November 28, 1930, defendant appeared in the superior court without notice to complainant and in her absence. On that date there was entered an order which recited that the matter came on to be heard upon a motion for the surrender of defendant by the sureties on the ne exeat bond in order to exonerate *250the sureties, and that it appeared to the court that defendant was present. It was therefore ordered:

“. . . Defendant be, and he is hereby committed to the custody of the Sheriff to be held until he shall furnish a new Ne Exeat bond of $1,000 as was heretofore ordered or his discharge by due process of law.

“It is further ordered that the said sureties on said bond, Bruno Latecki and Ursula Latecki, are hereby exonerated as bail on said bond and are released from any liability under said Writ of Ne Exeat,”

January 7, 1931, defendant filed a petition in the superior court case setting up the procurement of the divorce, the issuance of the ne exeat writ, the execution of the bond, and the entry of judgment March 31, 1930, for $1,510. The petition averred that November 11, 1930, complainant brought suit in the name of the sheriff for her use against Bruno and Ursula Latecki, filing an action for $1,000 in the municipal court as case No. 2047190, which case was then pending; that on November 28 defendant was surrendered by sureties on the bond and was still in the custody of the sheriff; that the failure of defendant to pay the amount due was by reason of inability beyond his control; that he had been without employment for over a year and a half and was not in possession of any income or any personal or real estate; and prayed that the writ might be quashed and he be discharged.

January 19, 1931, the matter came on to be heard on complainant’s motion to vacate the order of November 28, 1930, releasing the sureties on the ne exeat bond, and an order was entered reciting that the parties were present in open court and that the court found the facts as heretofore set forth; that November 28, 1930, defendant voluntarily surrendered himself in open court without notice to complainant or her solicitors in exoneration of bail of his sureties. *251The order recites the order of November 28 that suit was commenced by complainant upon the bond on November 11, 1930; that the summons was returnable November 21, 1930; that the sureties were duly served with said summons and filed their appearance in the case, which was then pending and undisposed of; that defendant was committed to jail November 28, 1930, until he gave another bond. It was therefore ordered that the order of November 28 should be modified in that Bruno and Ursula Latecki pay instanter to complainant $10, which was taxed as costs in the municipal court case, and the said sum having been tendered in open court to complainant and refused, it was ordered that the sureties were thereby released from any liability under the ne exeat bond, and that defendant be discharged from the custody of the sheriff. From this order of November 28 complainant has perfected this appeal.

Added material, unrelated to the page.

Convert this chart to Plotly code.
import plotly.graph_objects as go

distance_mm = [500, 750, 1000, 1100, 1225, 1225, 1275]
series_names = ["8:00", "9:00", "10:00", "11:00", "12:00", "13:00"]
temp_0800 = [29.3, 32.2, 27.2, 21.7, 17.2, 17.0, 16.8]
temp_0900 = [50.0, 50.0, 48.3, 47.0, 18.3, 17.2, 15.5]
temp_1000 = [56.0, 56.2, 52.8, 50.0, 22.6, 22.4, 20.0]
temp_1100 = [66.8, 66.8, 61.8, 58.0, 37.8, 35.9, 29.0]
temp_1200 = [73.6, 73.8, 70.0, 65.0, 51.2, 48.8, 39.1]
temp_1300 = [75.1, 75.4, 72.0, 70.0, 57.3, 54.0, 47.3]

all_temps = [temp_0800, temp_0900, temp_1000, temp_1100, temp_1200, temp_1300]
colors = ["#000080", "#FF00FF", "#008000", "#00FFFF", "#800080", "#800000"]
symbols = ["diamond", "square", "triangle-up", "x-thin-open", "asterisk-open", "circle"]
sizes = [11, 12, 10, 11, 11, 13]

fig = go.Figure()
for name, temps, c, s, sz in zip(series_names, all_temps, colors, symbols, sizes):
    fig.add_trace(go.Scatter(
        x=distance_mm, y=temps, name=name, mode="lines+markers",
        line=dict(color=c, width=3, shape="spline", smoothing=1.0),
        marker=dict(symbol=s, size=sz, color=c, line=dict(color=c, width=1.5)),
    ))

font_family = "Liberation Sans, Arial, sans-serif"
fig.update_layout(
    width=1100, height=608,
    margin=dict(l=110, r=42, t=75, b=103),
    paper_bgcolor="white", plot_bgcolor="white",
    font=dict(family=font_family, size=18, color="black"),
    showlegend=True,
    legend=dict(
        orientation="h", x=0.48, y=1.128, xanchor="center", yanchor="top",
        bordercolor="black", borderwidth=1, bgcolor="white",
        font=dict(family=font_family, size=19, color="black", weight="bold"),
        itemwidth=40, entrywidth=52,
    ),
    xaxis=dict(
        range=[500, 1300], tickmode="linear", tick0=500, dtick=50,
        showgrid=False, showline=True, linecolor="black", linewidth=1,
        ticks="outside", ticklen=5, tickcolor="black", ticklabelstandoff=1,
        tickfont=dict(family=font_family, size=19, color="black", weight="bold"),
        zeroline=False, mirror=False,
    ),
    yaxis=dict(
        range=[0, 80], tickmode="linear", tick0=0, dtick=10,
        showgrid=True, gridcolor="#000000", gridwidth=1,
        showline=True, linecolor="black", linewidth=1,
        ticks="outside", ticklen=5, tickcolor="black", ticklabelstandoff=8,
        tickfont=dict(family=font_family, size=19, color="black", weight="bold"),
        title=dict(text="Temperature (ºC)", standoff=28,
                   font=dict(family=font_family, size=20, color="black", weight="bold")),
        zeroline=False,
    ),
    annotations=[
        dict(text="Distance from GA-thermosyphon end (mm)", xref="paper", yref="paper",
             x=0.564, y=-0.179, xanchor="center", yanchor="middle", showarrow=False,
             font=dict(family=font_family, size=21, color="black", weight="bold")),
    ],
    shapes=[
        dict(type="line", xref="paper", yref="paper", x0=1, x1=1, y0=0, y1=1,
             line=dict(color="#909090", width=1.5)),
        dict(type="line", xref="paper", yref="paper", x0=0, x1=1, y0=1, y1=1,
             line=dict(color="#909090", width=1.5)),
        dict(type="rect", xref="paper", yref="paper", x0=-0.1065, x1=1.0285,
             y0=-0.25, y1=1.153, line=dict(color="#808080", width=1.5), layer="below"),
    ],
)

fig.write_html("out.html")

Complainant contends that the order of November 28, 1930, releasing the sureties on the ne exeat bond was void, and that is the question to be decided upon this appeal. We regret that defendant has not appeared. Section 9 of the Ne Exeat Act, chap. 97 (Cahill’s St. ch. 97, ¶ 9; Smith-Hurd’s Ill. Rev. Stat. 1929, p. 1944) seems to be controlling. It provides:

“The surety in any bond for the defendant, as aforesaid, may, at any time before the said bond shall be forfeited, surrender the said defendant, in exoneration of himself, in the same manner that bail may surrender their principal, and obtain the same discharge.”

In Cochran v. People, 140 Ill. App. 596, this court held that the writ of ne exeat was a civil proceeding; that the bond required to be given to exempt defendant from incarceration and detention thereunder was bail in a civil case, and that in the absence of the issuance of a capias and a return thereon as provided by *252section 20 of chapter 16 of the Revised Statutes (Cahill’s St. ch. 16, ¶ 20; Smith-Hurd’s Ill. Rev. Stats. 1929, p. 195) a recovery upon the bail bond could not be sustained; that it was a condition precedent to the right of recovery upon such bond that a writ of capias ad satisfaciendum should be issued and returned non est inventus, and that the statute was but an enactment of the rule at common law.

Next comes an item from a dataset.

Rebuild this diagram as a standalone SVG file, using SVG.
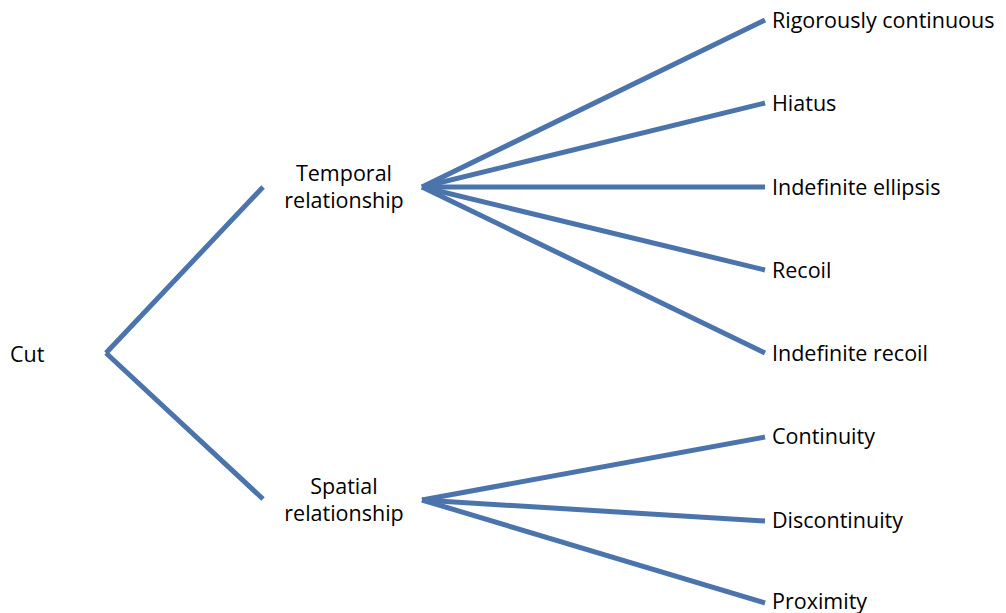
<svg xmlns="http://www.w3.org/2000/svg" width="1006" height="613" viewBox="0 0 1006 613">
<style>
text{font-family:"Open Sans",Lato,sans-serif;font-size:21.5px;fill:#000}
.c line{stroke:#4a74ab;stroke-width:5;stroke-linecap:butt}
</style>
<rect width="1006" height="613" fill="#fff"/>
<g class="c" id="connectors">
<line x1="106" y1="353" x2="263" y2="187"/>
<line x1="106" y1="353" x2="263" y2="499"/>
<line x1="422" y1="187" x2="765" y2="20"/>
<line x1="422" y1="187" x2="765" y2="103"/>
<line x1="422" y1="187" x2="765" y2="187"/>
<line x1="422" y1="187" x2="765" y2="270"/>
<line x1="422" y1="187" x2="765" y2="353"/>
<line x1="422" y1="500" x2="765" y2="437"/>
<line x1="422" y1="500" x2="765" y2="521"/>
<line x1="422" y1="500" x2="765" y2="603"/>
</g>
<g id="cut"><text x="10" y="362">Cut</text></g>
<g id="temporal"><text x="344" y="181" text-anchor="middle">Temporal</text><text x="344" y="208" text-anchor="middle">relationship</text></g>
<g id="spatial"><text x="344" y="494" text-anchor="middle">Spatial</text><text x="344" y="521" text-anchor="middle">relationship</text></g>
<g id="rigorously"><text x="772" y="28">Rigorously continuous</text></g>
<g id="hiatus"><text x="772" y="111">Hiatus</text></g>
<g id="ellipsis"><text x="772" y="195">Indefinite ellipsis</text></g>
<g id="recoil"><text x="772" y="278">Recoil</text></g>
<g id="indefrecoil"><text x="772" y="361">Indefinite recoil</text></g>
<g id="continuity"><text x="772" y="444">Continuity</text></g>
<g id="discontinuity"><text x="772" y="528">Discontinuity</text></g>
<g id="proximity"><text x="772" y="609">Proximity</text></g>
</svg>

In Gear v. Clark, 3 Grilm. (Ill.) 64, 65, the court was called upon to consider the question of whether a surety in a bail bond could surrender his principal on or after the return day of the process sued out against the bail, and the court stated in effect that at common law the delivery of defendant to bail being a matter of record, the party was either entitled to a scire facias or he might bring debt, and that although upon the return of the capias with non est inventus the recognizance was forfeited and the right of action was complete, yet, in view of the hardship on the bail, the courts adopted rules by which the principal might be surrendered afterwards; that in case the plaintiff proceeded by scire facias, the principal might be surrendered on or before the return day of the second scire facias where two nihils were returned on or before the return day of the first scire facias where it was served and the bail would thereby be discharged; that where plaintiff proceeded by action of debt, the principal might be surrendered in open court within eight days after the return day of the process against the bail. 1 Bac. Abr. 342, was cited. The court further said that in this State this discretionary power had been taken away from the courts by the legislature and the whole matter settled by the law as found in the revised statutes, and that the true construction of the statute then existing was that the surrender of the principal after the return day of the process against the bail did not exonerate him.

*253In Cleveland v. Skinner, 56 Ill. 500, it was held that where there were several sureties on a bail bond and suit was commenced upon the bond against all, the surrender of the principal, either by himself or by one of his bail, before the return day of the original summons in that suit would, upon notice and payment of costs, discharge all; that if service of the summons was upon one only and he failed to make the surrender of the principal and an alias summons issued, and that if before the return day thereof another of the bail surrendered the principal, the surrender would not discharge the one whose liability had become already fixed, but that upon notice and payment of costs, not only the one making the surrender but all his co-defendants who had not been served with summons, would be discharged.

In Zimmer v. Thompson, 286 Ill. 525, suit was brought against the surety on a ne exeat bond, and the court said that the bail had the right to surrender his principal at any time before the forfeiture of the bond in exoneration of himself, and that since he had failed to do so, complainant had the right to enforce the obligation of the bond.

The sum and substance of all the cases seems to be that the issuance of the writ of capias ad satisfaciendum and the return thereof non est inventus has the effect of forfeiting the bond; that the rights of the parties thereby become fixed, and that a surrender by the bail of his principal after that time will not exonerate the surety. The court was therefore without authority to enter the order exonerating the sureties, and it is reversed.

Reversed.

O’Connor, P. J., and McSurely, J., concur.